Para Costa, o vídeo chega na esteira de outros produtos culturais recentes que ampliam a discussão sobre o racismo na sociedade. “Isso vem de uma construção histórica e tem a ver com uma tomada de consciência cada vez maior, principalmente por parte da juventude, de que ser negro não é uma coisa ruim. As pessoas negras estão revertendo isso internamente e também colocando para fora, construindo contra-narrativas frente a uma sociedade que as diz o contrário”, pontua.

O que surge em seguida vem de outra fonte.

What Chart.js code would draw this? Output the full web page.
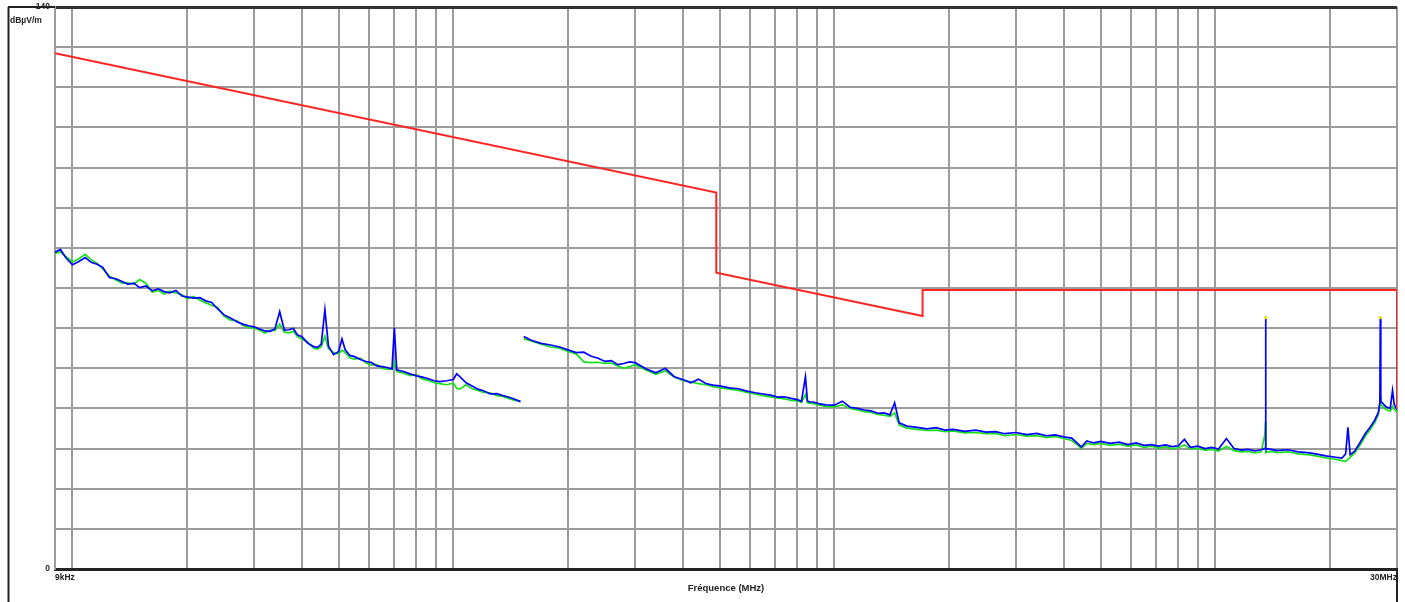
<!DOCTYPE html>
<html>
<head>
<meta charset="utf-8">
<script src="https://cdn.jsdelivr.net/npm/chart.js@4/dist/chart.umd.min.js"></script>
<style>
  html, body { margin: 0; padding: 0; background: #ffffff; }
  #wrap { width: 1405px; height: 602px; position: relative; }
</style>
</head>
<body>
<div id="wrap"><canvas id="c"></canvas></div>
<script>
// ---- Data (frequency in MHz, level in dBµV/m) ----
const freq1 = [
  0.009,0.0093,0.0096,0.010,0.0104,0.0108,0.0112,0.0116,0.012,0.0125,
  0.013,0.0135,0.014,0.0145,0.015,0.0156,0.0162,0.0168,0.0174,0.018,
  0.0187,0.0194,0.020,0.0208,0.0216,0.0224,0.0232,0.024,0.025,0.026,
  0.027,0.028,0.029,0.030,0.031,0.032,0.033,0.034,0.035,0.036,
  0.037,0.038,0.039,0.040,0.0415,0.043,0.044,0.045,0.046,0.047,
  0.0485,0.050,0.051,0.052,0.0535,0.055,0.057,0.059,0.061,0.063,
  0.065,0.067,0.069,0.070,0.071,0.074,0.077,0.080,0.083,0.086,
  0.089,0.092,0.096,0.100,0.102,0.104,0.108,0.112,0.116,0.120,
  0.125,0.130,0.135,0.140,0.145,0.150
];
const blue1 = [
  78.9,79.6,77.6,75.8,76.6,77.6,76.4,75.9,75.2,72.6,
  72.3,71.6,70.9,71.2,70.1,70.5,69.3,69.8,69.1,68.8,
  69.4,68.0,67.8,67.5,67.6,66.8,66.4,64.9,63.3,62.5,
  61.6,61.0,60.6,60.3,59.8,59.3,59.2,59.8,64.1,59.5,
  59.6,59.9,58.3,57.9,56.2,55.4,55.2,56.0,64.6,55.5,
  53.4,54.2,57.3,54.6,53.2,52.9,52.2,51.7,51.4,50.6,
  50.4,50.2,49.8,60.1,49.6,49.2,48.6,48.1,47.8,47.4,
  46.9,46.7,46.9,47.2,48.6,47.9,46.4,45.6,44.8,44.4,
  43.6,43.7,43.2,42.8,42.3,41.7
];
const green1 = [
  78.6,79.0,77.9,76.5,77.3,78.4,77.0,76.2,74.8,73.0,
  72.0,71.2,71.3,71.0,72.1,71.2,69.0,69.4,68.5,69.2,
  68.8,68.3,67.3,67.9,67.0,66.3,65.7,65.2,63.0,62.0,
  61.9,60.7,60.2,60.0,59.5,58.8,59.5,59.4,61.0,59.0,
  58.8,59.2,57.9,57.3,56.5,55.0,54.8,55.4,58.0,54.9,
  53.9,53.6,54.5,53.9,52.6,52.3,52.5,51.3,50.8,50.9,
  50.0,49.7,49.9,51.5,49.2,48.8,48.2,48.4,47.3,47.0,
  46.4,46.2,45.9,46.3,45.0,44.8,45.9,44.9,44.5,44.0,
  43.9,43.2,43.0,42.4,42.0,41.8
];

const freq2 = [
  0.153,0.16,0.17,0.18,0.19,0.20,0.21,0.22,0.23,0.24,
  0.25,0.26,0.27,0.28,0.29,0.30,0.32,0.34,0.36,0.38,
  0.40,0.42,0.44,0.46,0.48,0.50,0.53,0.56,0.59,0.62,
  0.65,0.68,0.71,0.74,0.77,0.80,0.82,0.84,0.85,0.86,
  0.88,0.91,0.95,1.0,1.05,1.1,1.15,1.2,1.25,1.3,
  1.35,1.4,1.44,1.48,1.55,1.65,1.75,1.85,1.95,2.05,
  2.2,2.35,2.5,2.65,2.8,3.0,3.2,3.4,3.6,3.8,
  4.0,4.2,4.35,4.45,4.6,4.8,5.0,5.3,5.6,5.9,
  6.2,6.5,6.8,7.1,7.4,7.7,8.0,8.3,8.6,9.0,
  9.4,9.8,10.2,10.7,11.2,11.7,12.2,12.7,13.2,13.5,
  13.54,13.56,13.58,14.0,14.5,15.5,16.5,17.5,18.5,19.5,
  20.5,21.5,22.0,22.3,22.6,23.2,24.0,24.8,25.5,26.2,
  26.8,27.05,27.12,27.2,28.0,28.8,29.2,29.5,30.0
];
const blue2 = [
  57.9,57.0,56.2,55.8,55.3,54.6,53.9,54.0,53.0,52.5,
  51.7,51.9,50.9,51.2,51.6,51.4,49.9,48.9,50.0,47.9,
  47.2,46.4,47.3,46.2,45.8,45.6,45.1,44.9,44.3,43.9,
  43.6,43.3,42.8,42.9,42.5,42.2,41.8,47.9,41.9,41.6,
  41.6,41.2,40.9,40.8,41.8,40.3,40.0,39.6,39.4,38.8,
  38.9,38.4,41.4,36.4,35.6,35.3,34.9,35.2,34.6,34.8,
  34.3,34.6,34.1,34.2,33.7,34.0,33.5,33.8,33.2,33.4,
  32.9,32.6,31.3,30.4,31.9,31.4,31.8,31.3,31.6,31.0,
  31.4,30.8,31.0,30.6,30.9,30.5,30.7,32.3,30.3,30.6,
  30.0,30.3,29.9,32.5,30.0,29.6,29.8,29.4,29.7,30.0,
  30.2,62.4,30.0,29.8,29.5,29.7,29.2,29.0,28.6,28.2,
  27.9,27.6,28.7,35.3,28.5,29.3,31.5,33.8,35.3,37.0,
  39.0,41.5,62.4,41.8,40.5,40.0,44.5,41.0,39.7
];
const green2 = [
  57.4,56.8,56.0,55.3,55.0,54.2,53.6,51.6,51.4,51.5,
  51.2,51.3,50.6,50.0,50.4,50.9,49.6,48.5,49.4,47.8,
  47.0,46.6,46.2,45.9,45.4,45.2,44.8,44.5,44.0,43.6,
  43.2,42.9,42.6,42.4,42.0,41.9,41.5,43.5,41.4,41.3,
  41.2,40.9,40.5,40.4,40.9,40.0,39.6,39.2,39.0,38.5,
  38.3,38.0,38.9,35.9,35.1,34.8,34.5,34.6,34.2,34.4,
  33.9,34.0,33.7,33.8,33.2,33.5,33.1,33.2,32.8,33.0,
  32.5,32.0,30.9,30.0,31.3,31.0,31.3,30.8,31.1,30.6,
  30.9,30.3,30.6,30.1,30.4,30.0,30.2,30.9,29.9,30.1,
  29.6,29.8,29.4,30.5,29.5,29.2,29.3,28.9,29.2,33.5,
  36.7,31.5,29.0,29.3,29.0,29.2,28.7,28.5,28.1,27.7,
  27.4,27.0,26.8,27.3,27.9,28.8,30.9,33.2,34.7,36.4,
  38.4,40.8,43.0,40.9,39.8,39.3,40.5,39.8,39.0
];

const limitFreq = [0.009, 0.49, 0.49, 1.705, 1.705, 30, 30];
const limitVal  = [128.5, 93.8, 73.8, 63.0, 69.5, 69.5, 40.0];

const peakFreq = [13.56, 27.12];
const peakVal  = [62.6, 62.6];

const xMin = 0.009, xMax = 30;
const yMin = 0, yMax = 140, yStep = 10;
const gridMantissas = [1,2,3,4,5,6,7,8,9];
const gridDecades = [0.001, 0.01, 0.1, 1, 10];
const xTickLabels = [[0.009, '9kHz'], [30, '30MHz']];
const yTickLabels = [[0, '0'], [140, '140']];
const yUnit = 'dBµV/m';
const xTitle = 'Fréquence (MHz)';

// ---- build helpers ----
const pts = (xs, ys) => xs.map((x, i) => ({ x: x, y: ys[i] }));
const gridFreqs = [];
gridDecades.forEach(d => gridMantissas.forEach(m => {
  const v = +(m * d).toPrecision(6);
  if (v >= xMin - 1e-9 && v <= xMax + 1e-9) gridFreqs.push(v);
}));
if (!gridFreqs.includes(xMax)) gridFreqs.push(xMax);
const labelFor = (list, v) => {
  const hit = list.find(p => Math.abs(p[0] - v) < 1e-7 * Math.max(1, Math.abs(v)) + 1e-9);
  return hit ? hit[1] : '';
};

const gridGray = '#9c9c9c';
const font = { family: '"Liberation Sans", Arial, sans-serif', size: 8.5, weight: 'bold' };
const titleFont = { family: '"Liberation Sans", Arial, sans-serif', size: 9.5, weight: 'bold' };

const framePlugin = {
  id: 'frame',
  afterDraw(chart) {
    const ctx = chart.ctx, a = chart.chartArea;
    ctx.save();
    ctx.strokeStyle = '#222';
    ctx.lineWidth = 2;
    ctx.beginPath();
    ctx.moveTo(8.5, a.top); ctx.lineTo(8.5, chart.height);
    ctx.moveTo(8, a.top); ctx.lineTo(a.left, a.top);
    ctx.moveTo(a.right, a.bottom); ctx.lineTo(a.right, chart.height);
    ctx.stroke();
    ctx.fillStyle = '#222';
    ctx.font = 'bold 8.5px "Liberation Sans", Arial, sans-serif';
    ctx.textAlign = 'left';
    ctx.textBaseline = 'middle';
    ctx.fillText(yUnit, 10, a.top + 14);
    ctx.restore();
  }
};

new Chart(document.getElementById('c'), {
  type: 'line',
  data: {
    datasets: [
      { label: 'Limit', data: pts(limitFreq, limitVal), borderColor: '#ff2424', borderWidth: 2, pointRadius: 0, tension: 0, order: 0 },
      { label: 'Peaks', data: pts(peakFreq, peakVal), showLine: false, pointRadius: 1.6, pointBackgroundColor: '#e6e000', pointBorderWidth: 0, order: 1 },
      { label: 'Peak 1', data: pts(freq1, blue1), borderColor: '#0000ff', borderWidth: 1.7, pointRadius: 0, tension: 0, order: 2 },
      { label: 'Peak 2', data: pts(freq2, blue2), borderColor: '#0000ff', borderWidth: 1.7, pointRadius: 0, tension: 0, order: 2 },
      { label: 'QP 1', data: pts(freq1, green1), borderColor: '#18e018', borderWidth: 1.7, pointRadius: 0, tension: 0, order: 3 },
      { label: 'QP 2', data: pts(freq2, green2), borderColor: '#18e018', borderWidth: 1.7, pointRadius: 0, tension: 0, order: 3 }
    ]
  },
  options: {
    responsive: true,
    maintainAspectRatio: false,
    animation: false,
    layout: { padding: { left: 8, right: 8, top: 7, bottom: 0 } },
    plugins: { legend: { display: false }, tooltip: { enabled: false }, title: { display: false } },
    scales: {
      x: {
        type: 'logarithmic',
        min: xMin, max: xMax,
        afterBuildTicks: (scale) => { scale.ticks = gridFreqs.map(v => ({ value: v })); },
        afterFit: (scale) => { scale.height = 33; scale.paddingLeft = 0; scale.paddingRight = 0; },
        ticks: {
          autoSkip: false, maxRotation: 0, align: 'inner', padding: 4,
          color: '#222', font: font,
          callback: (v) => labelFor(xTickLabels, v)
        },
        grid: { color: gridGray, lineWidth: 2, drawTicks: false },
        border: { display: true, color: '#222', width: 3 },
        title: { display: true, text: xTitle, color: '#222', font: titleFont, padding: { top: 2, bottom: 8 } }
      },
      y: {
        type: 'linear',
        min: yMin, max: yMax,
        afterFit: (scale) => { scale.width = 47; scale.paddingTop = 0; scale.paddingBottom = 0; },
        ticks: {
          stepSize: yStep, autoSkip: false, padding: 5,
          color: '#222', font: font,
          callback: (v) => labelFor(yTickLabels, v)
        },
        grid: {
          drawTicks: false,
          color: (c) => (c.tick && (c.tick.value === yMax)) ? '#333' : gridGray,
          lineWidth: (c) => (c.tick && (c.tick.value === yMax)) ? 3 : 2
        },
        border: { display: true, color: gridGray, width: 2 }
      }
    }
  },
  plugins: [framePlugin]
});
</script>
</body>
</html>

Nesse contexto, Costa sublinha que o clipe joga luz sobre a pungência intelectual dos artistas negros. “Além do genocídio do povo negro, há também uma tentativa de matar nosso intelecto, de renegar o artista negro a cumprir um papel unicamente de entretenimento”, afirma. “A potência de muitos artistas atuais problematiza essa opressão. É o caso de Grace Passô, maior atriz e dramaturga brasileira da atualidade, e que é uma mulher preta”.Netflix/Divulgação 

Outro sucesso midiático, “Dear White People” traz a história de Samanta White (Logan Browning), que denuncia o racismo em um programa de rádio universitário

 Choque na cultura pop

Recursos usados por Childish Gambino em “This is America”, o choque e a ironia também estão presentes em outros produtos recentes da cultura pop que também levantam o debate sobre o racismo. Um deles, também assinado por Donald Glover, é a série “Atlanta”, que se vale de um humor ácido para buscar a reflexão sobre a condição dos corpos negros.

“Eu vejo este como o melhor tipo de humor, bem diferente do humor fácil e pobre de que bate em quem já apanha, que perpetua e reforça o preconceito, tão praticado no Brasil”, afirma a professora Tatiana Carvalho Costa. “‘Atlanta’, por exemplo, é fenomenal ao problematizar o nosso próprio riso. Nos faz rir e, logo depois, questionar: ‘porque estou rindo?’. Essa pergunta nos coloca numa grande saia justa com nossa própria consciência e traz a reflexão sobre um problema comum, que é o do racismo”.

Outro fenômeno recente é a série “Dear White People”, cuja segunda temporada estreou na Netflix no início do mês. A atração conta a história de Samanta White (Logan Browning), estudante de uma universidade norte-americana majoritariamente branca, que mantém um programa de rádio em que explana o racismo constante nas relações estudantis.

“Vejo também que há uma demanda reprimida do mercado, que finalmente tem entendido que há consumidores para essas histórias. E que não são só consumidores negros, até porque o racismo é para ser pensado por todos. É importante ver pessoas brancas refletirem sobre a questão a partir desse tipo de produto midiático”, defende Costa, lembrando que, no próximo dia 21, no Teatro Espanca, o Segunda Preta apresenta o filme “The Watermelon Woman” (1996), de Cheryl Dunye.

Trazendo o assunto para o rap, Douglas Din lembra, de outros artistas que têm problematizado o racismo a partir de seus trabalhos, como o norte-americano J. Cole, o paulistano Emicida e o mineiro Djonga. “Eu acho que esse debate tem ganhado mais força na música através do entendimento das pessoas com relação ao lugar de fala. Agentes de cultura estão entendendo que podem usar o espaço da arte para discutir questões que dizem respeito a si próprios enquanto negros e negras”, diz.